**A run of records:**
........
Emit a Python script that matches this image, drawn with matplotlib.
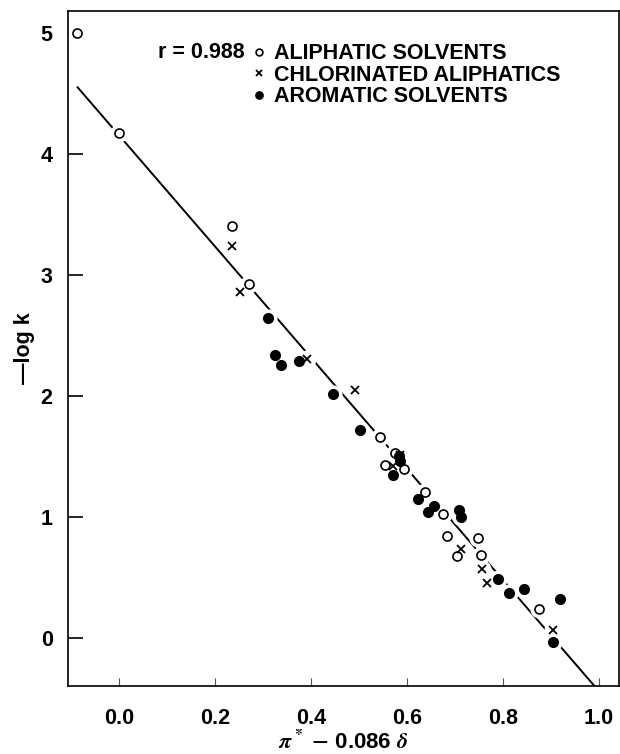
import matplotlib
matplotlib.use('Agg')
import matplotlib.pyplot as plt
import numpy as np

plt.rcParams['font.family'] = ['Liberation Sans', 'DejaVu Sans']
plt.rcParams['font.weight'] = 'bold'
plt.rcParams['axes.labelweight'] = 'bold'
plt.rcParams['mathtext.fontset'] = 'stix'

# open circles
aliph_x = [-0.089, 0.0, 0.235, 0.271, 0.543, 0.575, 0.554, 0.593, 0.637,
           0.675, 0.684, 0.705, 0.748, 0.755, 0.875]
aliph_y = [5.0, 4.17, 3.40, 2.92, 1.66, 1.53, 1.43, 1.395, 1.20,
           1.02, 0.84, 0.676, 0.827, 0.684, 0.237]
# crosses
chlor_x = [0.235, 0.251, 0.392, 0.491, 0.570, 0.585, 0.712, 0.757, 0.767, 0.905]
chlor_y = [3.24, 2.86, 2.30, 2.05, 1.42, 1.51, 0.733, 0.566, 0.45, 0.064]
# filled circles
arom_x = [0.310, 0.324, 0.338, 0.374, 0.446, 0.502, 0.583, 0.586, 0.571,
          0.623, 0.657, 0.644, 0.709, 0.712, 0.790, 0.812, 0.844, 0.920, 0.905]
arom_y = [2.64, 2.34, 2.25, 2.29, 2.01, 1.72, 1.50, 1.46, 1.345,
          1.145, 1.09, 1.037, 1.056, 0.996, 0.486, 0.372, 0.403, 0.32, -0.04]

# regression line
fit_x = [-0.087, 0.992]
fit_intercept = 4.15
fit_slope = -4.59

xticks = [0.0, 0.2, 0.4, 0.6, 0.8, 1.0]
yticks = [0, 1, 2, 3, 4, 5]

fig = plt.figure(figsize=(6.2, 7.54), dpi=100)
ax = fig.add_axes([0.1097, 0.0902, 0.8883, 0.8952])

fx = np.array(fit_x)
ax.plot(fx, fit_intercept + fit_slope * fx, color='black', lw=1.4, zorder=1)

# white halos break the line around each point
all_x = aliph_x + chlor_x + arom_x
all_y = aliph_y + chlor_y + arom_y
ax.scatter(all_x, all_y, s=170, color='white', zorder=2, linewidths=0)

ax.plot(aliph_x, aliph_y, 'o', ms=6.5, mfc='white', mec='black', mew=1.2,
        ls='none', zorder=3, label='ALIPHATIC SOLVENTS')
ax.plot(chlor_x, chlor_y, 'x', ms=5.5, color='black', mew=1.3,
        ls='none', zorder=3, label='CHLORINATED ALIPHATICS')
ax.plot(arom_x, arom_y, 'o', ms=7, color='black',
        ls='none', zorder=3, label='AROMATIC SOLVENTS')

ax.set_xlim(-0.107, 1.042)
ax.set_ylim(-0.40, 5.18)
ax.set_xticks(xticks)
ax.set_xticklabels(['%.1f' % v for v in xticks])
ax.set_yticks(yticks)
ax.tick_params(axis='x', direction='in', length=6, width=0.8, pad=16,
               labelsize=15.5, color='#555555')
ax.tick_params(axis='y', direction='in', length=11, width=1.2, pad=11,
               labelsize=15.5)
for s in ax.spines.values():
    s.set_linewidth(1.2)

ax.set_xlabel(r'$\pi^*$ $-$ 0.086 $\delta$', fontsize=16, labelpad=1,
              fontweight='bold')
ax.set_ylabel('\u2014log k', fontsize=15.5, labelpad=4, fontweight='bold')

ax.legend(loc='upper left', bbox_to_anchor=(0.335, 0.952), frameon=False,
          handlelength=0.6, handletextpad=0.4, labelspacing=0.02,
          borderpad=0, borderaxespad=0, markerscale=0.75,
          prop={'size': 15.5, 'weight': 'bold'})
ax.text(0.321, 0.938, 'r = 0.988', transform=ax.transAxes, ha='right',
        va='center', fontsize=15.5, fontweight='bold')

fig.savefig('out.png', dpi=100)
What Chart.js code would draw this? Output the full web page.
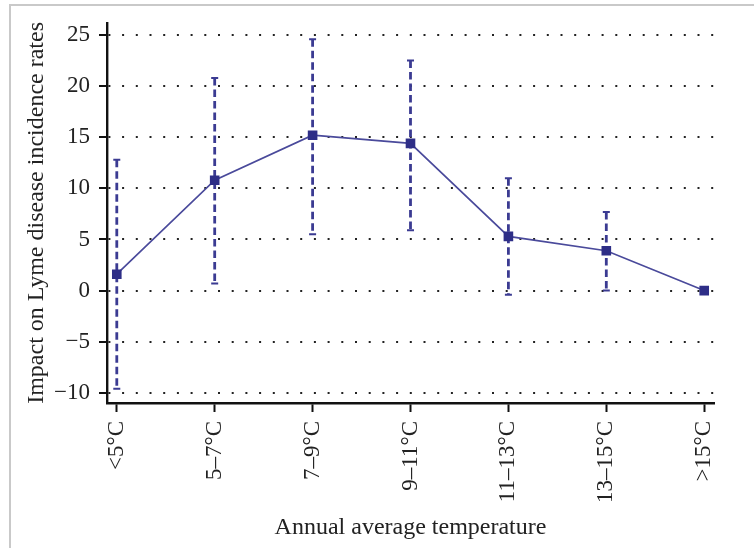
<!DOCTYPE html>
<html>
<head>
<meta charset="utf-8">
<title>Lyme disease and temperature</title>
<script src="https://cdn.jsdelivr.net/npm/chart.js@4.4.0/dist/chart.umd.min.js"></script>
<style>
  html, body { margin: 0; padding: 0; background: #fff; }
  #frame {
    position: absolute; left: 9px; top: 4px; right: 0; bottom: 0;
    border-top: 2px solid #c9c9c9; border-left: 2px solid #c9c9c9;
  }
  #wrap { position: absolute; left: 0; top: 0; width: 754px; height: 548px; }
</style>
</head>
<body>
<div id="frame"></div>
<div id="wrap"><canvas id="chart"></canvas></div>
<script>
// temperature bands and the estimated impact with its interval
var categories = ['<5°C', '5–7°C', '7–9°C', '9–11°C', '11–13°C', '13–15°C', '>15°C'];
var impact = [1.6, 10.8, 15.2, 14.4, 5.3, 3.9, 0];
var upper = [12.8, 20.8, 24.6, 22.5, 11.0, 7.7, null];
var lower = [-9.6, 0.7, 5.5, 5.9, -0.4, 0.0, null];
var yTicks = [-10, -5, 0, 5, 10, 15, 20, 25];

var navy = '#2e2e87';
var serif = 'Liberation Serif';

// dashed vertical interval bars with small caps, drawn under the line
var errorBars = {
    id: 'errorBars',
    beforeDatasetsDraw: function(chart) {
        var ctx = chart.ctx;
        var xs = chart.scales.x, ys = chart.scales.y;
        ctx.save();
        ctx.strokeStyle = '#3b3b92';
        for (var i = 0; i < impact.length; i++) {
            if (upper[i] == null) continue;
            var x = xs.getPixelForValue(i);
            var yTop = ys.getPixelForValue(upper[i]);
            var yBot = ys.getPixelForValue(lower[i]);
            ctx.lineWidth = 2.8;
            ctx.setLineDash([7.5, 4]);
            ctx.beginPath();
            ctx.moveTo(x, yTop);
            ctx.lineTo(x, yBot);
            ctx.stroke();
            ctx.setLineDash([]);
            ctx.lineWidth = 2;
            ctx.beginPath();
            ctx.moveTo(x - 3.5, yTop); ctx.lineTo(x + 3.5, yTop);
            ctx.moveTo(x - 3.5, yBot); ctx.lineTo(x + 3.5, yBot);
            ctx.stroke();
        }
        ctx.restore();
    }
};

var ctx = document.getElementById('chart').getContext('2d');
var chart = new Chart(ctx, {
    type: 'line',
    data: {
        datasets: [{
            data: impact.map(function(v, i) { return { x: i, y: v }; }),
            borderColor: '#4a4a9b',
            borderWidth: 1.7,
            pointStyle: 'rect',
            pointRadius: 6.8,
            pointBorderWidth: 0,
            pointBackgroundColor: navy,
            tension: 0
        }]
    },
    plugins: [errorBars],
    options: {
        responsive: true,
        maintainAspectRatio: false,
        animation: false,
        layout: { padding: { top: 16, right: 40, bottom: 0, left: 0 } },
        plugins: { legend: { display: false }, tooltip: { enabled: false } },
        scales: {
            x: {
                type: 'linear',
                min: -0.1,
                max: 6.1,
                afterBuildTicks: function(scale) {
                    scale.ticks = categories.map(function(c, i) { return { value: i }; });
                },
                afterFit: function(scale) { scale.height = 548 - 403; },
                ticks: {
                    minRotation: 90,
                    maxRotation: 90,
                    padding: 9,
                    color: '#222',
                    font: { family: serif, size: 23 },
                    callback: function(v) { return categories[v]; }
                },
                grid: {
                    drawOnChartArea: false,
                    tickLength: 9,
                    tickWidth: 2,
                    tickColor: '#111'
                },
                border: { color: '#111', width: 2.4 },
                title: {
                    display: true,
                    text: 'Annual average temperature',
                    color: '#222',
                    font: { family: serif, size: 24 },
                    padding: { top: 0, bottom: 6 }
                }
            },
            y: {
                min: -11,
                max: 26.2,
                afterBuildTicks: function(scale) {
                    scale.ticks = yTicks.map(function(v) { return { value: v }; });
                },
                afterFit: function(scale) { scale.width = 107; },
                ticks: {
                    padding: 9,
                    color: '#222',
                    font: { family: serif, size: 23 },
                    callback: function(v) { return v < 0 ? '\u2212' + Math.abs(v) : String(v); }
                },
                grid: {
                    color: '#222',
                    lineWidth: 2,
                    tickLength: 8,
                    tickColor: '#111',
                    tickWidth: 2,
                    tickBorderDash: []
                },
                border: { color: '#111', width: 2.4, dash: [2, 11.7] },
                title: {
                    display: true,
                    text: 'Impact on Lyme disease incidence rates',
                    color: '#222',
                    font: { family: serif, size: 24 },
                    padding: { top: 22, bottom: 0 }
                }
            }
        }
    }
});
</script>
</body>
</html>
........
**Work required:** Give again, word for word, only the lines starting at the line with "What Chart.js code" and ending at the line with "var serif = 'Liberation Serif';", keeping both end lines; pictures stay out.

**Answer below:**
What Chart.js code would draw this? Output the full web page.
<!DOCTYPE html>
<html>
<head>
<meta charset="utf-8">
<title>Lyme disease and temperature</title>
<script src="https://cdn.jsdelivr.net/npm/chart.js@4.4.0/dist/chart.umd.min.js"></script>
<style>
  html, body { margin: 0; padding: 0; background: #fff; }
  #frame {
    position: absolute; left: 9px; top: 4px; right: 0; bottom: 0;
    border-top: 2px solid #c9c9c9; border-left: 2px solid #c9c9c9;
  }
  #wrap { position: absolute; left: 0; top: 0; width: 754px; height: 548px; }
</style>
</head>
<body>
<div id="frame"></div>
<div id="wrap"><canvas id="chart"></canvas></div>
<script>
// temperature bands and the estimated impact with its interval
var categories = ['<5°C', '5–7°C', '7–9°C', '9–11°C', '11–13°C', '13–15°C', '>15°C'];
var impact = [1.6, 10.8, 15.2, 14.4, 5.3, 3.9, 0];
var upper = [12.8, 20.8, 24.6, 22.5, 11.0, 7.7, null];
var lower = [-9.6, 0.7, 5.5, 5.9, -0.4, 0.0, null];
var yTicks = [-10, -5, 0, 5, 10, 15, 20, 25];

var navy = '#2e2e87';
var serif = 'Liberation Serif';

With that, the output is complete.